It was my day off and I was traveling to a wedding with my wife out of state when I received an emergency page from work, customers were reporting that they were unable to access our web sites. Without my laptop, I only had my iPhone available to do some tests. The reports indicated that it was only limited to customers on the west coast, but that everyone else could access the sites fine. Immediately I started doing some google searches for looking glass sites on the west coast. This yielded nothing but broken links and sites that did not work well on the iPhone.

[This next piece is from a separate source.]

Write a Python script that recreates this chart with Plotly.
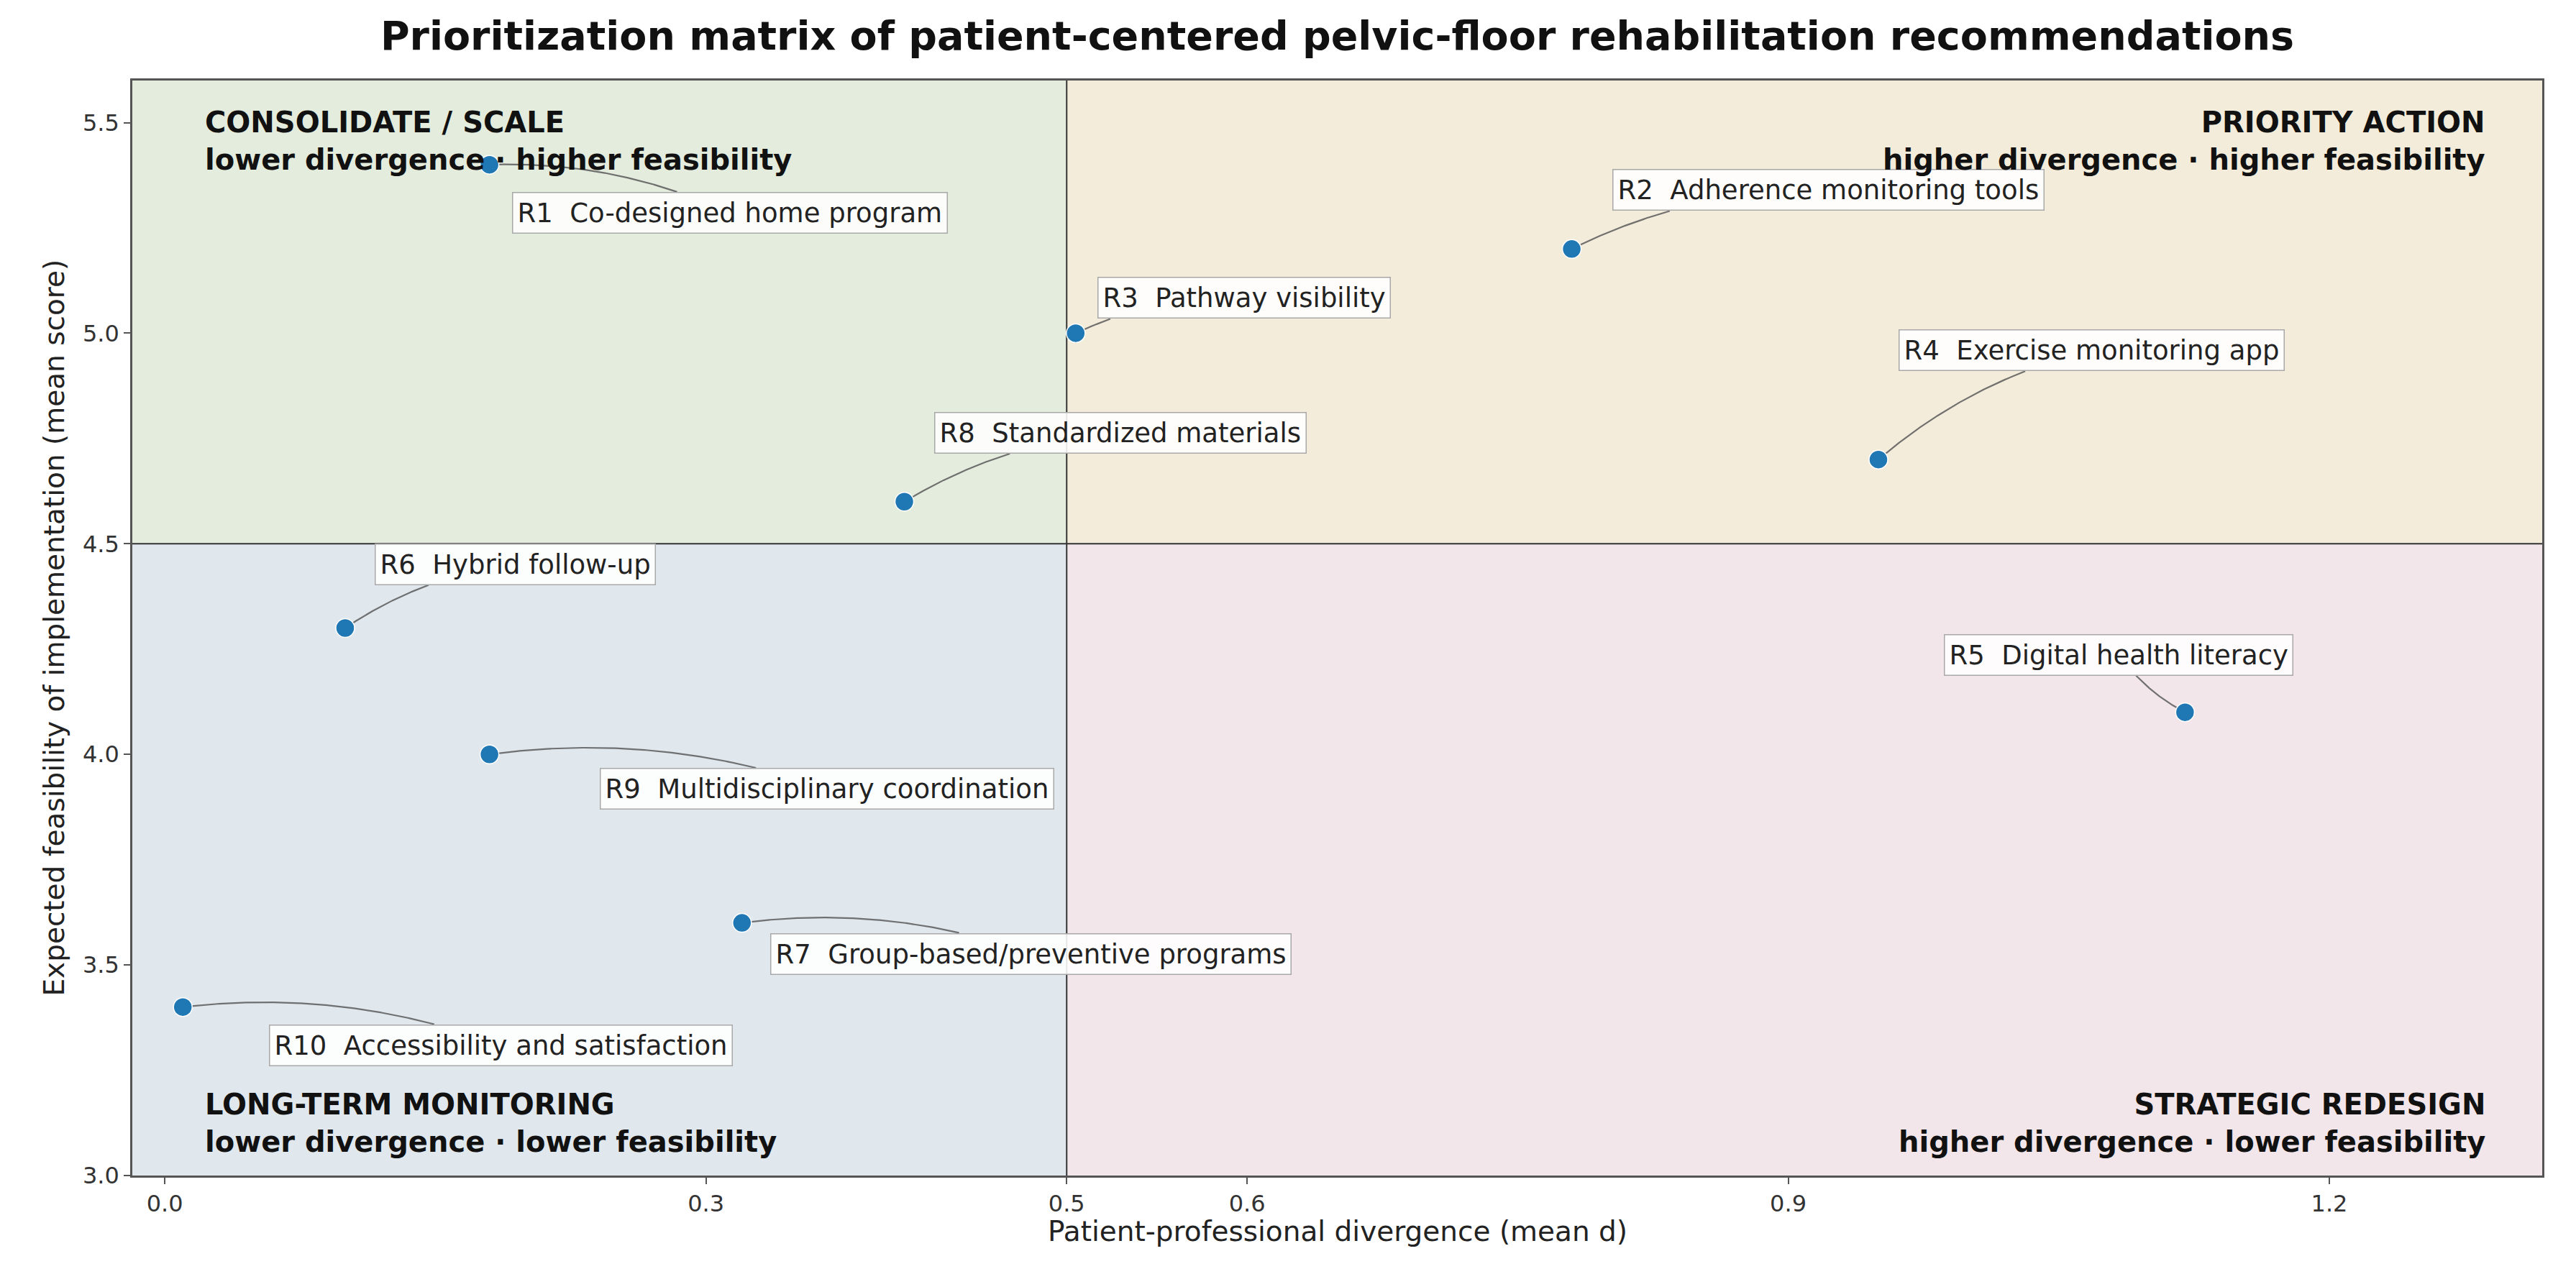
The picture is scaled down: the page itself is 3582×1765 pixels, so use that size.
import numpy as np
import plotly.graph_objects as go

# ---------------- data ----------------
codes = ["R1", "R2", "R3", "R4", "R5", "R6", "R7", "R8", "R9", "R10"]
names = [
    "Co-designed home program",
    "Adherence monitoring tools",
    "Pathway visibility",
    "Exercise monitoring app",
    "Digital health literacy",
    "Hybrid follow-up",
    "Group-based/preventive programs",
    "Standardized materials",
    "Multidisciplinary coordination",
    "Accessibility and satisfaction",
]
divergence = [0.18, 0.78, 0.505, 0.95, 1.12, 0.10, 0.32, 0.41, 0.18, 0.01]
feasibility = [5.4, 5.2, 5.0, 4.7, 4.1, 4.3, 3.6, 4.6, 4.0, 3.4]

x_tick_vals = [0.0, 0.3, 0.5, 0.6, 0.9, 1.2]
x_tick_text = ["0.0", "0.3", "0.5", "0.6", "0.9", "1.2"]
y_tick_vals = [3.0, 3.5, 4.0, 4.5, 5.0, 5.5]
y_tick_text = ["3.0", "3.5", "4.0", "4.5", "5.0", "5.5"]

x_split = 0.5
y_split = 4.5

quadrant_titles = ["CONSOLIDATE / SCALE", "PRIORITY ACTION", "LONG-TERM MONITORING", "STRATEGIC REDESIGN"]
quadrant_subtitles = [
    "lower divergence · higher feasibility",
    "higher divergence · higher feasibility",
    "lower divergence · lower feasibility",
    "higher divergence · lower feasibility",
]

title_text = "Prioritization matrix of patient-centered pelvic-floor rehabilitation recommendations"
x_title = "Patient-professional divergence (mean d)"
y_title = "Expected feasibility of implementation (mean score)"

# ---------------- layout / style ----------------
W, H = 3582, 1765
M = dict(l=184, r=47, t=112, b=130)
X_RANGE = [-0.018, 1.318]
Y_RANGE = [3.0, 5.6]
PW = W - M["l"] - M["r"]
PH = H - M["t"] - M["b"]

# label box centre offsets from each point, in screen pixels (dx right, dy down)
label_offsets = [(334, 67), (357, -82), (234, -49), (297, -152), (-92, -80),
                 (237, -89), (402, 43), (300, -96), (469, 48), (442, 53)]
LABEL_FONT = 37
LABEL_HALF_H = 29
RAD = 0.12

quad_colors = {"TL": "#e3ecdd", "TR": "#f3ecda", "BL": "#e0e8ee", "BR": "#f2e6ea"}
FONT = "DejaVu Sans"


def to_px(x, y):
    px = M["l"] + (x - X_RANGE[0]) / (X_RANGE[1] - X_RANGE[0]) * PW
    py = M["t"] + (Y_RANGE[1] - y) / (Y_RANGE[1] - Y_RANGE[0]) * PH
    return px, py


def to_data(px, py):
    x = X_RANGE[0] + (px - M["l"]) / PW * (X_RANGE[1] - X_RANGE[0])
    y = Y_RANGE[1] - (py - M["t"]) / PH * (Y_RANGE[1] - Y_RANGE[0])
    return x, y


fig = go.Figure()

# quadrant backgrounds and dividers
shapes = [
    dict(type="rect", xref="x", yref="y", x0=X_RANGE[0], x1=x_split, y0=y_split, y1=Y_RANGE[1],
         fillcolor=quad_colors["TL"], line=dict(width=0), layer="below"),
    dict(type="rect", xref="x", yref="y", x0=x_split, x1=X_RANGE[1], y0=y_split, y1=Y_RANGE[1],
         fillcolor=quad_colors["TR"], line=dict(width=0), layer="below"),
    dict(type="rect", xref="x", yref="y", x0=X_RANGE[0], x1=x_split, y0=Y_RANGE[0], y1=y_split,
         fillcolor=quad_colors["BL"], line=dict(width=0), layer="below"),
    dict(type="rect", xref="x", yref="y", x0=x_split, x1=X_RANGE[1], y0=Y_RANGE[0], y1=y_split,
         fillcolor=quad_colors["BR"], line=dict(width=0), layer="below"),
    dict(type="line", xref="x", yref="y", x0=x_split, x1=x_split, y0=Y_RANGE[0], y1=Y_RANGE[1],
         line=dict(color="#333333", width=2), layer="below"),
    dict(type="line", xref="x", yref="y", x0=X_RANGE[0], x1=X_RANGE[1], y0=y_split, y1=y_split,
         line=dict(color="#333333", width=2), layer="below"),
]

# curved connectors (arc3-like quadratic Bezier, computed in pixel space)
annotations = []
for i, (code, name, xv, yv) in enumerate(zip(codes, names, divergence, feasibility)):
    text = f"{code}\u00a0\u00a0{name}"
    dx, dy = label_offsets[i]
    bx, by = to_px(xv, yv)
    ax_, ay_ = bx + dx, by + dy
    ddx, ddy = bx - ax_, by - ay_
    mx, my = (ax_ + bx) / 2, (ay_ + by) / 2
    cx, cy = mx - RAD * ddy, my + RAD * ddx
    t = np.linspace(0, 1, 300)
    px = (1 - t) ** 2 * ax_ + 2 * t * (1 - t) * cx + t ** 2 * bx
    py = (1 - t) ** 2 * ay_ + 2 * t * (1 - t) * cy + t ** 2 * by
    half_w = 0.29 * LABEL_FONT * len(text)
    outside = (np.abs(px - ax_) > half_w) | (np.abs(py - ay_) > LABEL_HALF_H)
    idx = np.argmax(outside)
    px, py = px[idx:], py[idx:]
    xs, ys = to_data(px, py)
    fig.add_trace(go.Scatter(x=xs, y=ys, mode="lines",
                             line=dict(color="rgba(90,90,90,0.85)", width=2.2),
                             hoverinfo="skip", showlegend=False))
    annotations.append(dict(
        x=xv, y=yv, xref="x", yref="y", text=text, showarrow=False,
        xshift=dx, yshift=-dy, xanchor="center", yanchor="middle",
        font=dict(family=FONT, size=LABEL_FONT, color="#222222"),
        bgcolor="rgba(255,255,255,0.88)", bordercolor="#a8a8a8", borderwidth=1.5, borderpad=6,
    ))

# points
fig.add_trace(go.Scatter(
    x=divergence, y=feasibility, mode="markers",
    marker=dict(size=26, color="#1f77b4", line=dict(color="white", width=1.5)),
    text=[f"{c} {n}" for c, n in zip(codes, names)], hoverinfo="text", showlegend=False,
))

# quadrant labels
q_pos = [(0.0295, 0.945, "left"), (0.977, 0.945, "right"), (0.0295, 0.048, "left"), (0.977, 0.048, "right")]
for (qx, qy, al), t1, t2 in zip(q_pos, quadrant_titles, quadrant_subtitles):
    annotations.append(dict(
        x=qx, y=qy, xref="paper", yref="paper", text=f"<b>{t1}</b><br><b>{t2}</b>",
        showarrow=False, xanchor=al, yanchor="middle", align=al,
        font=dict(family=FONT, size=40, color="#111111"),
    ))

# axis titles
annotations.append(dict(x=0.5, y=-0.051, xref="paper", yref="paper", text=x_title, showarrow=False,
                        xanchor="center", yanchor="middle", font=dict(family=FONT, size=39, color="#222222")))
annotations.append(dict(x=-0.0325, y=0.5, xref="paper", yref="paper", text=y_title, showarrow=False,
                        textangle=-90, xanchor="center", yanchor="middle",
                        font=dict(family=FONT, size=39, color="#222222")))

axis_common = dict(showgrid=False, zeroline=False, showline=True, mirror=True, linecolor="#555555",
                   linewidth=2.5, ticks="outside", ticklen=9, tickwidth=2, tickcolor="#555555",
                   tickfont=dict(family=FONT, size=32, color="#333333"))

fig.update_layout(
    width=W, height=H, margin=M,
    paper_bgcolor="white", plot_bgcolor="white",
    title=dict(text=f"<b>{title_text}</b>", x=0.5, xref="paper", y=1 - 50 / H, yref="container",
               xanchor="center", yanchor="middle", font=dict(family=FONT, size=55.5, color="#111111")),
    xaxis=dict(range=X_RANGE, tickvals=x_tick_vals, ticktext=x_tick_text, **axis_common),
    yaxis=dict(range=Y_RANGE, tickvals=y_tick_vals, ticktext=y_tick_text, **axis_common),
    shapes=shapes, annotations=annotations, showlegend=False,
    font=dict(family=FONT),
)

fig.write_html("out.html")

My frustration with this experience gave me the motivation to produce a mobile looking glass application, that would make my life much easier. I spent the next few weeks aggregating ISP’s looking glass devices, writing code, and eventually came out with an app that I was happy with. I really wanted this application to be widely available so that no one would have to deal with the same frustration as I did, but I also wanted to be able to cover my costs. I thought that the best way to handle this would be a free application, supported by ads.
Apple approved “Traceroute” (LookingGlass was taken) on October 1st and with excitement I watched as the downloads accumulated each day. Traceroute was being downloaded across the world, and by November 1st it was being used in 57 different countries. Yet each day when I checked in on my iAd performance, it was disappointing. The number of impressions to the number of requests was abysmal. Traceroute has a very diverse international user base approximately 60% of the users are outside the US, and as of writing this iAd support is just starting to trickle out internationally. Each day hundreds of people were using Traceroute but I was only getting credit for a small population of these users. On one hand I was happy because I had produced a useful niche application, but on the other hand I was hoping to be able to at least be able to cover my apple licensing costs.
Come late October and only having generated enough revenue to purchase a few Americanos, I decided to start thinking about other ways to monetize the application. I never liked it when developers put out free but crippled versions of an application to push people to convert to a paid application. Although if you could get the same functionality in the free version as a paid version who would choose the paid version? I shrugged my shoulders and with nothing to lose thought I would give it a try.
I got to work and stripped out all of the code for Ad support in Traceroute and published Traceroute Pro, to the app store.
Apple approved Traceroute Pro on November 2nd, and in the one week since that approval Traceroute Pro has generated very low double digit downloads. Although comparing the revenue of Traceroute Pro vs. Traceroute, the 99c downloads have yielded more revenue in a week with very low volumes than the Ad views on the thousand plus applications of Traceroute that are in use.
Given the revenue numbers in just one week it would seem that it would be better to release future applications as a paid applications instead of the ad supported model, although I think that there are some variables to watch before I come to that conclusion.
- Its difficult to tell if the paid downloads are current Traceroute users who upconverted to Traceroute Pro to avoid ads, or are these new users?
- If I integrate a secondary Ad platform to fill in when iAds fails to generate an Ad will that have any impact on revenue?
- As Apple roles out iAd international support will the fill rate increase significantly to impact revenue?
I plan to explore using Admob to step in when the iAd requests fail. I’ll follow up with a new blog entry for if this works and how well it performs in comparison to iAds.
I’ll keep an eye out on these variables and report back as things progress but at this point the best recommendation I could produce for utility application developers is to utilize both application types and see what works for your audience.